Have you ever written a Pascal program? The Pascal language is quite old, and it was defined in an era where compilers were a lot simpler so the coder had to follow a bunch of rules. The rules were sort of sensible if you think of it as if the language and compiler had been constructed from scratch, which while not entirely true still isn't a bad picture of the level where software existed at the time. One of the rules was that each procedure has to have all its variables declared in a special section at its top. Keeping that section nice and tidy usually isn't much of a problem since there are usually only a few variables to declare - call it a dozen or so. In Pascal, they will have to be on a few separate lines since different types of variables each require their own separate lines. It's rather unusual for that section to be more than, say, three or four lines.
Not so this program. In this program, each procedure had a variable declaration section that was a whole screenful of text. That, in itself, could have had a rational, sane explanation. All those variables might be needed for some reason - I doubt there'd be a good reason, but there might exist a reason, some sort of explanation. I do understand how all those dozens of dozens of variables got there but in this case, I refuse to call the explanation "a reason". It would be too flattering.
This programmer didn't believe in descriptive names for variables (or anything else - since there weren't many procedures enough to matter, that wasn't really the problem, but this was really just one fault hiding another). Programmers often find that they need a variable just for moment, they create a variable to store a value and almost immediately they retrieve the value and the variable is never used again. Such variables sometimes get names that don't do anything to explain their purpose. Programmer culture has a whole gamut of such names: foo, bar, baz, ble, gazonk, the list goes on. While code in Swedish settings is mostly written in English, sometimes it's in Swedish and there are a bunch of frequently used metavariables in Swedish too, though they tend to be real nouns instead of the nonsense of the English ones. I'd guess the most common ones are gurka and bulle. Of course, there was also no documentation and the code contained no comments.
So this code was written by someone who didn't know, or didn't care, how to write code that did a certain type of job, that was possible to maintain or improve, or that was was understandable. As this programmer needed a variable, guess what he called it?
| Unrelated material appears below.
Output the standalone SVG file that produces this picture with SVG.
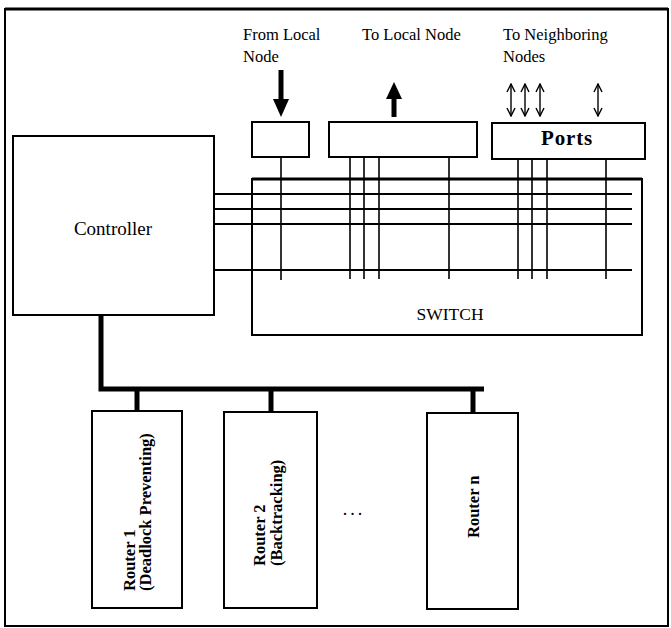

Of course, first he used the common metavaraibles. There would be a foo and a bar among the first variable names. Then there'd be foo2 and bar2 as he needed more. Eventually he'd run out of those names and resort to the math style variable names, i, j, k, l, r, s, m, and then he'd double those and then he'd number them. After using ii and mm2 and a couple dozen such names, he'd move on to Swedish words; gurka and bulle, and of course, gurka2 and bulle2 soon followed.
But that wasn't enough. So he resorted to four letter words. Any grown up person wouldn't use those words for variables but I guess he just got really, really tired of thinking up those name. I felt sorry for him and the program he made when I saw those variables declared. Anything that contains penis2 just didn't get a fair chance.